The road to the town of Bungoma is very quiet. At some point we cross the main road and railroad only to plunge into the wilderness again, this time the road heading towards Kakamega. We overcome some exhausting climbs, but also enjoy relaxing rides downhill. There are rivers down in the valleys, at this time of year I guess some of them would be suitable even for canoeing.
In the rural Western Kenya it is hard to find a place for an afternoon break to have beer. Finally we find village Nambacha and there we see the first bar from crossing the Ugandan-Kenyan border, already more than a hundred kilometers away. I think we made it to a local feast or something, because everyone is pretty much completely wasted, local dudes are sipping vodka, brandy, there is a music aloud and it is very hard to communicate with anyone. Yes, in the end, we manage to get a Tusker, Kenya’s flagship beer.

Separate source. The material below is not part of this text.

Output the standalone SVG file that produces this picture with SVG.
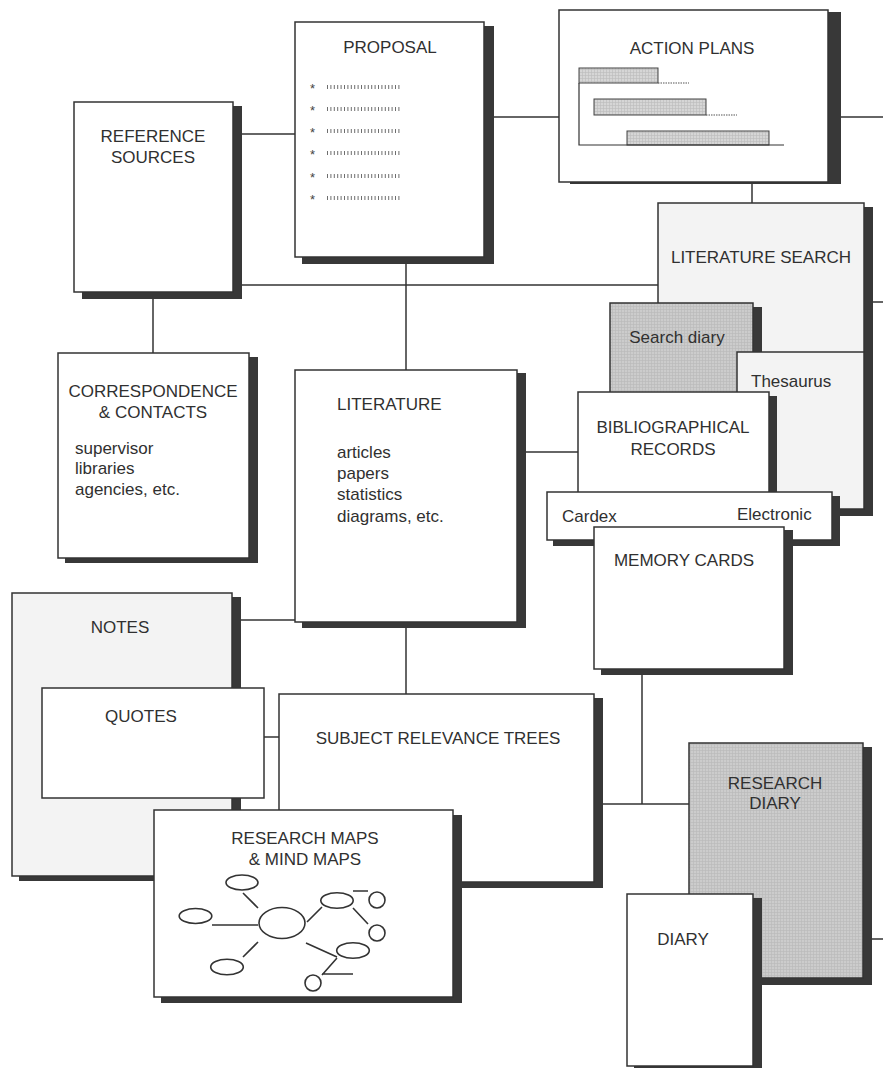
<svg xmlns="http://www.w3.org/2000/svg" width="883" height="1068" viewBox="0 0 883 1068">
  <style>
    .box { fill: #ffffff; stroke: #333333; stroke-width: 1.5; }
    .pale { fill: #f3f3f3; stroke: #333333; stroke-width: 1.5; }
    .tone { fill: url(#screen); stroke: #333333; stroke-width: 1.5; }
    .shadow { fill: #383838; }
    .link { fill: none; stroke: #333333; stroke-width: 1.5; }
    .lbl { font-family: "Liberation Sans", Arial, sans-serif; font-size: 17px; fill: #303030; }
    .mid { text-anchor: middle; }
    .bul { font-family: "Liberation Sans", Arial, sans-serif; font-size: 13px; fill: #444444; }
    .filler { stroke: #6e6e6e; stroke-width: 4; stroke-dasharray: 1 2.4; }
    .map { fill: #ffffff; stroke: #333333; stroke-width: 1.6; }
    .mapline { fill: none; stroke: #333333; stroke-width: 1.6; }
  </style>
  <defs>
    <!-- fine grey screen tone -->
    <pattern id="screen" width="3" height="3" patternUnits="userSpaceOnUse">
      <rect width="3" height="3" fill="#cccccc"/>
      <path d="M0 0.5H3M0.5 0V3" stroke="#b9b9b9" stroke-width="0.6"/>
    </pattern>
    <pattern id="barTone" width="3" height="3" patternUnits="userSpaceOnUse">
      <rect width="3" height="3" fill="#d6d6d6"/>
      <path d="M0 0.5H3M0.5 0V3" stroke="#bcbcbc" stroke-width="0.6"/>
    </pattern>
  </defs>

  <rect width="883" height="1068" fill="#ffffff"/>

  <!-- connectors -->
  <g id="connectors">
    <path class="link" d="M242 134H295"/>
    <path class="link" d="M242 285H658"/>
    <path class="link" d="M153 299V353"/>
    <path class="link" d="M494 117H559"/>
    <path class="link" d="M841 117H883"/>
    <path class="link" d="M752 184V203"/>
    <path class="link" d="M873 302H883"/>
    <path class="link" d="M406 264V370"/>
    <path class="link" d="M526 452H578"/>
    <path class="link" d="M406 628V694"/>
    <path class="link" d="M241 620H295"/>
    <path class="link" d="M264 737H279"/>
    <path class="link" d="M642 675V804"/>
    <path class="link" d="M603 804H689"/>
    <path class="link" d="M872 939H883"/>
  </g>

  <!-- reference sources -->
  <g id="reference-sources">
    <rect class="shadow" x="82" y="106" width="160" height="193"/>
    <rect class="box" x="74" y="102" width="159" height="190"/>
    <text class="lbl mid" x="153" y="142">REFERENCE</text>
    <text class="lbl mid" x="153" y="163">SOURCES</text>
  </g>

  <!-- proposal -->
  <g id="proposal">
    <rect class="shadow" x="302" y="26" width="192" height="238"/>
    <rect class="box" x="295" y="22" width="189" height="235"/>
    <text class="lbl mid" x="390" y="53">PROPOSAL</text>
    <g>
      <text class="bul" x="310" y="93">*</text>
      <line class="filler" x1="327" y1="87" x2="400" y2="87"/>
      <text class="bul" x="310" y="115">*</text>
      <line class="filler" x1="327" y1="109" x2="400" y2="109"/>
      <text class="bul" x="310" y="137">*</text>
      <line class="filler" x1="327" y1="131" x2="400" y2="131"/>
      <text class="bul" x="310" y="159">*</text>
      <line class="filler" x1="327" y1="153" x2="400" y2="153"/>
      <text class="bul" x="310" y="182">*</text>
      <line class="filler" x1="327" y1="176" x2="400" y2="176"/>
      <text class="bul" x="310" y="204">*</text>
      <line class="filler" x1="327" y1="198" x2="400" y2="198"/>
    </g>
  </g>

  <!-- action plans -->
  <g id="action-plans">
    <rect class="shadow" x="570" y="12" width="271" height="172"/>
    <rect class="box" x="559" y="10" width="269" height="172"/>
    <text class="lbl mid" x="692" y="54">ACTION PLANS</text>
    <rect x="579" y="68" width="79" height="15" fill="url(#barTone)" stroke="#444" stroke-width="1"/>
    <line x1="658" y1="83" x2="689" y2="83" stroke="#555" stroke-width="1.2" stroke-dasharray="1.5 1"/>
    <rect x="594" y="99" width="112" height="16" fill="url(#barTone)" stroke="#444" stroke-width="1"/>
    <line x1="706" y1="115" x2="737" y2="115" stroke="#555" stroke-width="1.2" stroke-dasharray="1.5 1"/>
    <rect x="627" y="131" width="142" height="14" fill="url(#barTone)" stroke="#444" stroke-width="1"/>
    <path d="M579 83V145H784" fill="none" stroke="#333" stroke-width="1.2"/>
  </g>

  <!-- literature search -->
  <g id="literature-search">
    <rect class="shadow" x="665" y="207" width="208" height="309"/>
    <rect class="pale" x="658" y="203" width="206" height="306"/>
    <text class="lbl mid" x="761" y="263">LITERATURE SEARCH</text>
  </g>

  <g id="search-diary">
    <rect class="shadow" x="617" y="307" width="145" height="85"/>
    <rect class="tone" x="610" y="303" width="143" height="95"/>
    <text class="lbl mid" x="677" y="343">Search diary</text>
  </g>

  <g id="thesaurus">
    <rect class="pale" x="737" y="352" width="127" height="157"/>
    <text class="lbl" x="751" y="387">Thesaurus</text>
  </g>

  <g id="bibliographical-records">
    <rect class="shadow" x="585" y="396" width="192" height="96"/>
    <rect class="box" x="578" y="392" width="191" height="110"/>
    <text class="lbl mid" x="673" y="433">BIBLIOGRAPHICAL</text>
    <text class="lbl mid" x="673" y="455">RECORDS</text>
  </g>

  <g id="cardex-electronic">
    <rect class="shadow" x="553" y="496" width="287" height="50"/>
    <rect class="box" x="547" y="492" width="285" height="48"/>
    <text class="lbl" x="562" y="522">Cardex</text>
    <text class="lbl" x="737" y="520">Electronic</text>
  </g>

  <g id="memory-cards">
    <rect class="shadow" x="601" y="530" width="192" height="145"/>
    <rect class="box" x="594" y="527" width="190" height="142"/>
    <text class="lbl mid" x="684" y="566">MEMORY CARDS</text>
  </g>

  <!-- correspondence -->
  <g id="correspondence">
    <rect class="shadow" x="65" y="357" width="193" height="206"/>
    <rect class="box" x="58" y="353" width="191" height="205"/>
    <text class="lbl mid" x="153" y="397">CORRESPONDENCE</text>
    <text class="lbl mid" x="153" y="418">&amp; CONTACTS</text>
    <text class="lbl" x="75" y="454">supervisor</text>
    <text class="lbl" x="75" y="474">libraries</text>
    <text class="lbl" x="75" y="495">agencies, etc.</text>
  </g>

  <!-- literature -->
  <g id="literature">
    <rect class="shadow" x="302" y="373" width="224" height="255"/>
    <rect class="box" x="295" y="370" width="222" height="252"/>
    <text class="lbl" x="337" y="410">LITERATURE</text>
    <text class="lbl" x="337" y="458">articles</text>
    <text class="lbl" x="337" y="479">papers</text>
    <text class="lbl" x="337" y="500">statistics</text>
    <text class="lbl" x="337" y="522">diagrams, etc.</text>
  </g>

  <!-- notes -->
  <g id="notes">
    <rect class="shadow" x="19" y="597" width="222" height="284"/>
    <rect class="pale" x="12" y="593" width="220" height="283"/>
    <text class="lbl mid" x="120" y="633">NOTES</text>
  </g>

  <g id="quotes">
    <rect class="box" x="42" y="688" width="222" height="110"/>
    <text class="lbl mid" x="141" y="722">QUOTES</text>
  </g>

  <g id="subject-relevance-trees">
    <rect class="shadow" x="286" y="698" width="317" height="190"/>
    <rect class="box" x="279" y="694" width="315" height="188"/>
    <text class="lbl mid" x="438" y="744">SUBJECT RELEVANCE TREES</text>
  </g>

  <g id="research-maps">
    <rect class="shadow" x="161" y="815" width="301" height="188"/>
    <rect class="box" x="154" y="810" width="299" height="187"/>
    <text class="lbl mid" x="305" y="844">RESEARCH MAPS</text>
    <text class="lbl mid" x="305" y="865">&amp; MIND MAPS</text>
    <!-- mind map sketch -->
    <path class="mapline" d="M243 893L258 908M212 925H258M243 957L258 942M307 922L322 907M353 891H368M353 908L368 924M306 943L337 957M337 958L322 975M322 974H353"/>
    <ellipse class="map" cx="282" cy="923" rx="23" ry="15.5"/>
    <ellipse class="map" cx="242" cy="882.5" rx="16" ry="7.5"/>
    <ellipse class="map" cx="195.5" cy="916" rx="16.3" ry="7.5"/>
    <ellipse class="map" cx="227" cy="967" rx="16.3" ry="7.8"/>
    <ellipse class="map" cx="337" cy="900.5" rx="16.2" ry="7.8"/>
    <ellipse class="map" cx="353" cy="950.5" rx="16.3" ry="7.8"/>
    <circle class="map" cx="377" cy="900" r="8"/>
    <circle class="map" cx="377" cy="933" r="8"/>
    <circle class="map" cx="313" cy="983" r="8"/>
  </g>

  <!-- research diary -->
  <g id="research-diary">
    <rect class="shadow" x="696" y="747" width="176" height="238"/>
    <rect class="tone" x="689" y="743" width="174" height="235"/>
    <text class="lbl mid" x="775" y="789">RESEARCH</text>
    <text class="lbl mid" x="775" y="809">DIARY</text>
  </g>

  <g id="diary">
    <rect class="shadow" x="634" y="898" width="128" height="175"/>
    <rect class="box" x="627" y="894" width="126" height="172"/>
    <text class="lbl mid" x="683" y="945">DIARY</text>
  </g>
</svg>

Tusker, the taste of Kenya
The meeting in Kenyan high school
We get to Kakamega. I buy a delicious pineapple and intend to find Shiseso, the village where an American girl lives.
Unfortunately, no one knows the way to this tiny place. In the end, there is a trustworthy elderly women, claiming that she knows the area. The road is so complicated and none of the bicycle taxi drivers is able to record all the turns and small passageways so ultimately we convinced one of the young cyclists to take the lady onto his bike trunk to have as our guide and moving GPS in front of us. This is a stretch of about 7 km and we made it after sunset, just before nightfall.
GPS on wheels
Madeline’s hut in Shiseso
Madeline Boyd works as a teacher of physics and chemistry in Shiduha Secondary School in Shiseso under the program found by the Peace Corps, an American organization. She is a smiling, full of energy, blue-eyed blonde from Oregon. In addition to the standard classes, Madeline also conducts weekly Guidiance and Counselling, which focuses on talking about practical life issues with teenagers.
Shiduha Primary School’s kids
Taking Madeline’s suggestion, together with Signe we become special guests at one of these meetings to answer student’s questions from the perspective of our countries, as well as some individually directed questions. Among them there are some quite thoughtful (i.e. whether in our countries one can see women in leading government positions) and more due to natural curiosity (for example, why I have such a long beard, what do Europeans eat for breakfast, what do they do when temperatures fall below zero and so on).
Guidiance and Counselling, Shiduha Secondary School
After classes Madelin offers us her own home-made ginger beer and in the evening we go for a short trip to the village Khayaga hiring bike taxi piki-piki.
Pimp my bike
Unfortunately we need to carry on and leave this remote place. After a few kilometers the gravel road ends. In the village at a marketplace I notice a machete seller’s stand. I take a quick look and take one of these in my hand. He recommends this one saying, “you can use this to cut down a big tree”, but after a short discussion he recommends another type which can cut “even bigger tree”.
The road which seems to be busy turns out to be unfrequented by cars. Landscape turns bright green, the hills are filled with vast tea plantations to the horizon. There are plenty sharp climbs and downhill parts letting our bikes with two loaded side bags to accelerate to speeds exceeding 60 kilometers per hour.
Tea plantations on the horizon
Unilever Tea plantation
At one point we see a huge valley and vaguely visible on the horizon mountain ranges. These are Nadi Escrapment and Mau Escrapment, tectonics formations tens of kilometers wide which we realize we will have to deal with in short future.
We decide that large cities such as Kisumu, are best just to avoid and get around. That’s why just before the Winam Gulf at Lake Victoria, we turn left and continue along the dusty, gravel road cutting right through sugar cane plantations.